Dans les années quatre-vingt-dix, les grandes sociétés affichaient généralement les meilleures performances grâce aux importants flux de capitaux en direction des marchés d’actions (les « poids lourds » ont besoin de beaucoup de carburant) d’une part, et grâce au besoin pour les investisseurs axés sur un seul pays de suivre la tendance liée à l’unification européenne, en acquérant de larges portefeuilles européens, d’autre part. Cette diversification s’est souvent faite via l’achat de l’indice (Euro)Stoxx 50, qui reprend les sociétés les plus grandes et les plus liquides.

Ce schéma a changé significativement au cours de la décennie écoulée.

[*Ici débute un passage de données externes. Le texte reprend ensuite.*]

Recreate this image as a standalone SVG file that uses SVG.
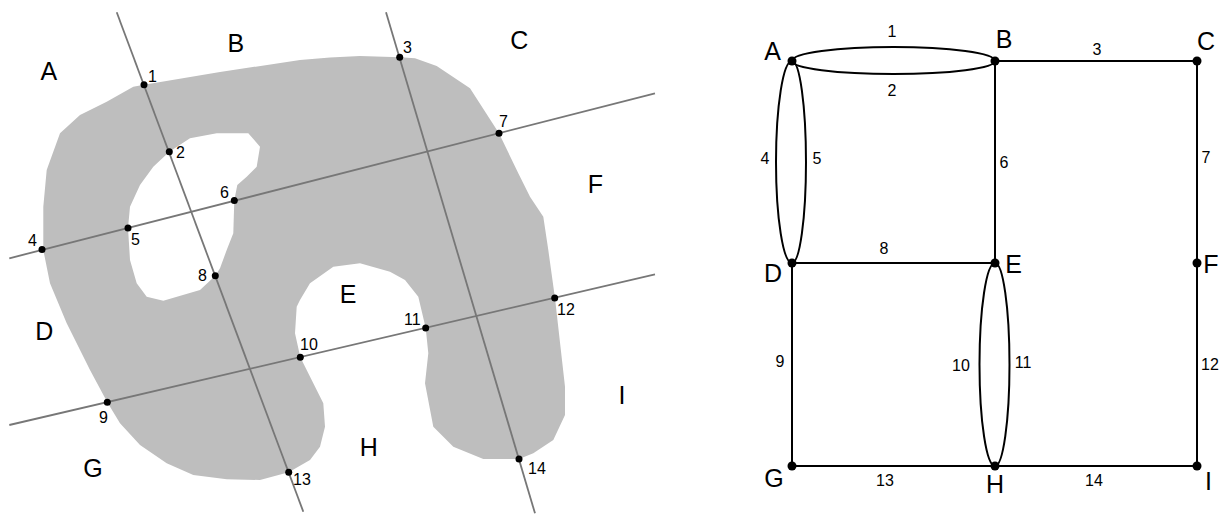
<svg xmlns="http://www.w3.org/2000/svg" width="1226" height="514" viewBox="0 0 1226 514">
<style>
text{font-family:"Liberation Sans",Arial,sans-serif;fill:#000}
.rl{font-size:25px;text-anchor:middle}
.pl{font-size:16px}
.nl{font-size:25px;text-anchor:middle}
.el{font-size:16px;text-anchor:middle}
.cut{stroke:#777;stroke-width:1.8;fill:none}
.pt{fill:#000}
.edge{stroke:#000;stroke-width:2;fill:none}
.nd{fill:#000}
</style>
<g id="map">
<path id="blob" fill="#bebebe" fill-rule="evenodd" d="M144,84.7 L220,72 L300,60 L330,57.5 L360,56 L400,57.3 L415,58.3 L436.7,66 L470,88.3 L499,133.3 L518.3,173.3 L530,196.7 L543.3,216.7 L548.3,250 L555,298.3 L565,386.7 L565,415 L553.3,440 L533.3,453.3 L519,459 L483.3,459 L453.3,446.7 L433.3,426.7 L425,383.3 L428.3,353.3 L425.7,328 L418.3,296.7 L405,280 L390,271.7 L360,263.3 L333.3,266.7 L310,283.3 L300,300 L296.7,306.7 L295,333.3 L300.3,357.3 L313.3,383.3 L323.3,403.3 L325,426.7 L320,446.7 L310,460 L288.7,472.3 L260,480 L226.7,479.3 L193.3,475 L166.7,463.3 L140,445 L120,423.3 L107.3,402.3 L90,370 L66.7,323.3 L50,283.3 L43.3,250 L43.3,206.7 L46.7,170 L60,133.3 L80,115 L106.7,101.7 L133.3,86.7 Z M169.3,151.7 L190,138.3 L216.7,133.3 L248.3,133.3 L260,146.7 L256.7,166.7 L246.7,176.7 L237.3,185 L234.3,200.3 L233.3,233.3 L226.7,250 L220,268.3 L215.3,275.7 L200,290 L163.3,300.7 L146.7,296.7 L136.7,283.3 L130,260 L128,228 L130,206.7 L140,185 L153.3,166.7 Z"/>
<g id="cuts">
<line class="cut" x1="116.7" y1="12.3" x2="303.3" y2="511.7"/>
<line class="cut" x1="386" y1="12.3" x2="535" y2="513.3"/>
<line class="cut" x1="9.3" y1="258.3" x2="655" y2="93.3"/>
<line class="cut" x1="9.3" y1="425" x2="655" y2="274.3"/>
</g>
<g id="crossings">
<circle class="pt" cx="144" cy="84.7" r="3.5"/>
<circle class="pt" cx="169.3" cy="151.7" r="3.5"/>
<circle class="pt" cx="399.7" cy="57.3" r="3.5"/>
<circle class="pt" cx="42" cy="249.6" r="3.5"/>
<circle class="pt" cx="128" cy="228" r="3.5"/>
<circle class="pt" cx="234.3" cy="200.5" r="3.5"/>
<circle class="pt" cx="499" cy="133.3" r="3.5"/>
<circle class="pt" cx="215.3" cy="275.7" r="3.5"/>
<circle class="pt" cx="107.3" cy="402.2" r="3.5"/>
<circle class="pt" cx="300.3" cy="357.2" r="3.5"/>
<circle class="pt" cx="425.7" cy="328" r="3.5"/>
<circle class="pt" cx="554.7" cy="298" r="3.5"/>
<circle class="pt" cx="288.7" cy="472.3" r="3.5"/>
<circle class="pt" cx="519" cy="459" r="3.5"/>
<text class="pl" x="148" y="82">1</text>
<text class="pl" x="176" y="158">2</text>
<text class="pl" x="403" y="53">3</text>
<text class="pl" x="28" y="246">4</text>
<text class="pl" x="131" y="245">5</text>
<text class="pl" x="220" y="198">6</text>
<text class="pl" x="499" y="127">7</text>
<text class="pl" x="198" y="281">8</text>
<text class="pl" x="99" y="423">9</text>
<text class="pl" x="300" y="350">10</text>
<text class="pl" x="404" y="325">11</text>
<text class="pl" x="557" y="315">12</text>
<text class="pl" x="293" y="485">13</text>
<text class="pl" x="528" y="474">14</text>
</g>
<g id="regions">
<text class="rl" x="48.8" y="80">A</text>
<text class="rl" x="235.8" y="52">B</text>
<text class="rl" x="519.2" y="49">C</text>
<text class="rl" x="44.2" y="340">D</text>
<text class="rl" x="348" y="303">E</text>
<text class="rl" x="595.5" y="193">F</text>
<text class="rl" x="93" y="477">G</text>
<text class="rl" x="368.7" y="456">H</text>
<text class="rl" x="622" y="404">I</text>
</g>
</g>
<g id="connectors">
<path class="edge" d="M792,61 A101.5,14 0 0 1 995,61"/>
<path class="edge" d="M792,61 A101.5,13 0 0 0 995,61"/>
<line class="edge" x1="995" y1="61" x2="1197" y2="61"/>
<path class="edge" d="M792,61 A16,101 0 0 0 792,263"/>
<path class="edge" d="M792,61 A14,101 0 0 1 792,263"/>
<line class="edge" x1="995" y1="61" x2="995" y2="263"/>
<line class="edge" x1="1197" y1="61" x2="1197" y2="263"/>
<line class="edge" x1="792" y1="263" x2="995" y2="263"/>
<line class="edge" x1="792" y1="263" x2="792" y2="466"/>
<path class="edge" d="M995,263 A15.5,101.5 0 0 0 995,466"/>
<path class="edge" d="M995,263 A14.5,101.5 0 0 1 995,466"/>
<line class="edge" x1="1197" y1="263" x2="1197" y2="466"/>
<line class="edge" x1="792" y1="466" x2="995" y2="466"/>
<line class="edge" x1="995" y1="466" x2="1197" y2="466"/>
<text class="el" x="892" y="37">1</text>
<text class="el" x="892" y="96">2</text>
<text class="el" x="1097" y="55">3</text>
<text class="el" x="765" y="164">4</text>
<text class="el" x="817" y="164">5</text>
<text class="el" x="1004" y="168">6</text>
<text class="el" x="1206" y="163">7</text>
<text class="el" x="884" y="254">8</text>
<text class="el" x="780" y="367">9</text>
<text class="el" x="961" y="371">10</text>
<text class="el" x="1023" y="368">11</text>
<text class="el" x="1210" y="370">12</text>
<text class="el" x="885" y="486">13</text>
<text class="el" x="1094" y="486">14</text>
</g>
<g id="node-A"><circle class="nd" cx="792" cy="61" r="4.5"/><text class="nl" x="772.5" y="60">A</text></g>
<g id="node-B"><circle class="nd" cx="995" cy="61" r="4.5"/><text class="nl" x="1004" y="48">B</text></g>
<g id="node-C"><circle class="nd" cx="1197" cy="61" r="4.5"/><text class="nl" x="1206" y="50">C</text></g>
<g id="node-D"><circle class="nd" cx="792" cy="263" r="4.5"/><text class="nl" x="773" y="282">D</text></g>
<g id="node-E"><circle class="nd" cx="995" cy="263" r="4.5"/><text class="nl" x="1013.5" y="273">E</text></g>
<g id="node-F"><circle class="nd" cx="1197" cy="263" r="4.5"/><text class="nl" x="1211" y="273">F</text></g>
<g id="node-G"><circle class="nd" cx="792" cy="466" r="4.5"/><text class="nl" x="774" y="487">G</text></g>
<g id="node-H"><circle class="nd" cx="995" cy="466" r="4.5"/><text class="nl" x="995" y="493">H</text></g>
<g id="node-I"><circle class="nd" cx="1197" cy="466" r="4.5"/><text class="nl" x="1208.5" y="490">I</text></g>
</svg>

Les flux entrants se sont taris et le repositionnement de diversification était largement terminé. Lors des corrections boursières, les investisseurs ont vendu les actions les plus liquides et les grandes capitalisations ont dès lors souffert. Par ailleurs, la communauté croissante de hedge funds a préféré, de façon générale, investir en plus petites actions qui correspondaient mieux à leur stratégie d’investissement que les actions phares relativement immobiles. Par conséquent, les petites capitalisations ont mieux performé que les grandes pendant la majeure partie de la décennie écoulée.

Les investisseurs savent néanmoins que les tendances viennent et s’en vont. La période durant laquelle il n’était pas opportun d’investir en sociétés “gigantesques” est probablement révolue. Nous nous trouvons maintenant dans une situation dans laquelle les grandes sociétés stables au bilan sain affichent des valorisations plus intéressantes et distribuent des dividendes plus élevés que les petites entreprises plus risquées. Dans une perspective historique, les écarts de valorisation ont rarement été aussi grands. On a beau dire « small is beautiful », les petites capitalisations sont devenues relativement chères. Il pourrait dès lors s’avérer avisé d’opter à nouveau pour les « géants » délaissés.